**Material**.
———
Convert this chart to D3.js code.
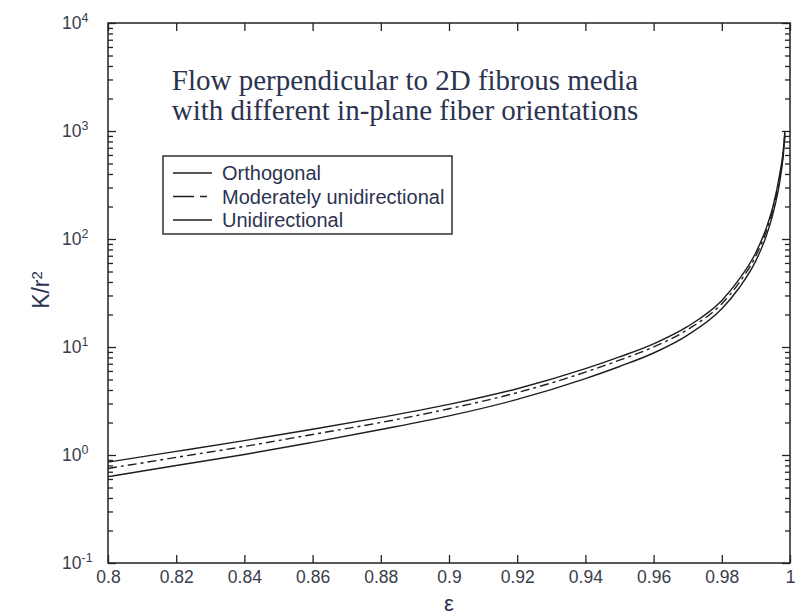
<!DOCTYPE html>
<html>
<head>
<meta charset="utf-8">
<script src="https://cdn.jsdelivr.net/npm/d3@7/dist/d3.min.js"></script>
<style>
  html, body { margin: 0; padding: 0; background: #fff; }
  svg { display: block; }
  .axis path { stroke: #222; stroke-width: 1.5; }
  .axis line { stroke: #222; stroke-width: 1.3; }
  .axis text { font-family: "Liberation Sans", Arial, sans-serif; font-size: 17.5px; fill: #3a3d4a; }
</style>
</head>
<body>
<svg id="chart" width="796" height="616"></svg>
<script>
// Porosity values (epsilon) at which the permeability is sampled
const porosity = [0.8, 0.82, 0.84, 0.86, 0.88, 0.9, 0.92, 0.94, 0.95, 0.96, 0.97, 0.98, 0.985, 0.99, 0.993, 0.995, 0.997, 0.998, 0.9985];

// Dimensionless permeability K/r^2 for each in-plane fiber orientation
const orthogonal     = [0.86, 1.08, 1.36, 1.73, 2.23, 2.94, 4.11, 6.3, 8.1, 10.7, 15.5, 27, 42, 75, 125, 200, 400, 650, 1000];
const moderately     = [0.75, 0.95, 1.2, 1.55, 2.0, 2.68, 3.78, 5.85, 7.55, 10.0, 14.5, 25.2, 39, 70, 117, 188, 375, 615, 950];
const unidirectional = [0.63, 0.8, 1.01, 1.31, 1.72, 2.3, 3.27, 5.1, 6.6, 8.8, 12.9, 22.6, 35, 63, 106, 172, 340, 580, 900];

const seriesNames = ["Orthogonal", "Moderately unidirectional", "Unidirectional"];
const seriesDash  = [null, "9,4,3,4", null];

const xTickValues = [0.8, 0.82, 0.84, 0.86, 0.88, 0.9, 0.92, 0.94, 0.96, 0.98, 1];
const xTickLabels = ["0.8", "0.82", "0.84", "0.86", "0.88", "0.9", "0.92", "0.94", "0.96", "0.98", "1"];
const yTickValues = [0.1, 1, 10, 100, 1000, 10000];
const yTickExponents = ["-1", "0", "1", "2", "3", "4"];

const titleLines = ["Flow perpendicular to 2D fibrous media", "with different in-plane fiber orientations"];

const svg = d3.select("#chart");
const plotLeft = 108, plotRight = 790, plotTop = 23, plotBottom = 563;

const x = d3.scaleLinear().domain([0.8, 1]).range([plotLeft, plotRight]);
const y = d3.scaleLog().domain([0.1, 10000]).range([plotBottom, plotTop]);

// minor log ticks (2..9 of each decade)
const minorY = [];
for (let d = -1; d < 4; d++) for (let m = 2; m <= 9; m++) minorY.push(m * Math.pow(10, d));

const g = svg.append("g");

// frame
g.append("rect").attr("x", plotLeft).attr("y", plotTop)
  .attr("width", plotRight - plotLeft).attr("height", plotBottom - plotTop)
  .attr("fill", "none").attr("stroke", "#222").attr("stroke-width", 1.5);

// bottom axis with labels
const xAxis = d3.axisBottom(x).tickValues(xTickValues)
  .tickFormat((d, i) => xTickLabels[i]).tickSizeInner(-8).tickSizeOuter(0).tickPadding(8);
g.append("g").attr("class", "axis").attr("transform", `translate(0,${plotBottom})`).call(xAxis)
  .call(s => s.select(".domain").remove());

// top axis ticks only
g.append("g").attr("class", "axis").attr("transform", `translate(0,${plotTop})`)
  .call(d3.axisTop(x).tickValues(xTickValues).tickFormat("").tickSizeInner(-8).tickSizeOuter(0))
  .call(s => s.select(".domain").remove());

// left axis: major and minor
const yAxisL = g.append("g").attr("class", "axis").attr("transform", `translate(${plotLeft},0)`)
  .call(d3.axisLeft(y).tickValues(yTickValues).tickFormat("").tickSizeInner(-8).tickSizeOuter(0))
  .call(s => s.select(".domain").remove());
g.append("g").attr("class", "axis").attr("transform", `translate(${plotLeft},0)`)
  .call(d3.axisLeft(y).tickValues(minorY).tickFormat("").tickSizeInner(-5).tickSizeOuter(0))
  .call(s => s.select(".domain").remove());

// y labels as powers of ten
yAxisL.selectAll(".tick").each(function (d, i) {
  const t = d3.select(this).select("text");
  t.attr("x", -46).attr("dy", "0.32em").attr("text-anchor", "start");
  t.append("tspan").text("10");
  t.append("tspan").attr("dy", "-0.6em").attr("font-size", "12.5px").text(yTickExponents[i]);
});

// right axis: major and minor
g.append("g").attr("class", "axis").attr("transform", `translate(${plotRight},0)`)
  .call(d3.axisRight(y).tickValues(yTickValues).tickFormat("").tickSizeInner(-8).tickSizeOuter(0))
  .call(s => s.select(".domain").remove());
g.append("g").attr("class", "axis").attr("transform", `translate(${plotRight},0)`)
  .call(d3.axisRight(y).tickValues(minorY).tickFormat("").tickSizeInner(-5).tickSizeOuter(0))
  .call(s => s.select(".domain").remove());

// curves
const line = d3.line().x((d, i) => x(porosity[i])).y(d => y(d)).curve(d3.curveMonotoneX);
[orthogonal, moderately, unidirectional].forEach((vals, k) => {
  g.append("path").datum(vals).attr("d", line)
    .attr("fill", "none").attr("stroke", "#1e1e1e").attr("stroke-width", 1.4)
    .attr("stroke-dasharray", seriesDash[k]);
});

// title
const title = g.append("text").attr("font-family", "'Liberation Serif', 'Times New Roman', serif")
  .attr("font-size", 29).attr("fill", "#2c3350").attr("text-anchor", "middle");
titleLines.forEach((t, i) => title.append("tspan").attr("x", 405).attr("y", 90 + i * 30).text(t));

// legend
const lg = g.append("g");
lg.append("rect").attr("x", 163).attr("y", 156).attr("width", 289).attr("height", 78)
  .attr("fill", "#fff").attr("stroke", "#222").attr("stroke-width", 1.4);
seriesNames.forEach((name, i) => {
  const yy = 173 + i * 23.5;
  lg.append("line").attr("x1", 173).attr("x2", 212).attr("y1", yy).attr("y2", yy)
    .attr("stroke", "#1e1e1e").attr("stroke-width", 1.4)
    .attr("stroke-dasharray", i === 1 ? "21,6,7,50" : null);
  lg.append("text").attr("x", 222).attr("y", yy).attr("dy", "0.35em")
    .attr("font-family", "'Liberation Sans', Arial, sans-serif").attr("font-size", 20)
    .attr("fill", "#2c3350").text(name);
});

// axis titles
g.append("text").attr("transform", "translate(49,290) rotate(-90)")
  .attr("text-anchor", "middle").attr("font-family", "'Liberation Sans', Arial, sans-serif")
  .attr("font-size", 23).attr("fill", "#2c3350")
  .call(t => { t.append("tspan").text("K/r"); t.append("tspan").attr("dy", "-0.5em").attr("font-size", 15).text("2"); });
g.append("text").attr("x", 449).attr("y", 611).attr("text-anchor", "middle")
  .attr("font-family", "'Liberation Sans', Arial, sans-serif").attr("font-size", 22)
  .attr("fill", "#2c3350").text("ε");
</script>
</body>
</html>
———
**The problem**. Show every line from the listing above in which the string "chart" appears.

**Problem solution**.
Convert this chart to D3.js code.
<svg id="chart" width="796" height="616"></svg>
const svg = d3.select("#chart");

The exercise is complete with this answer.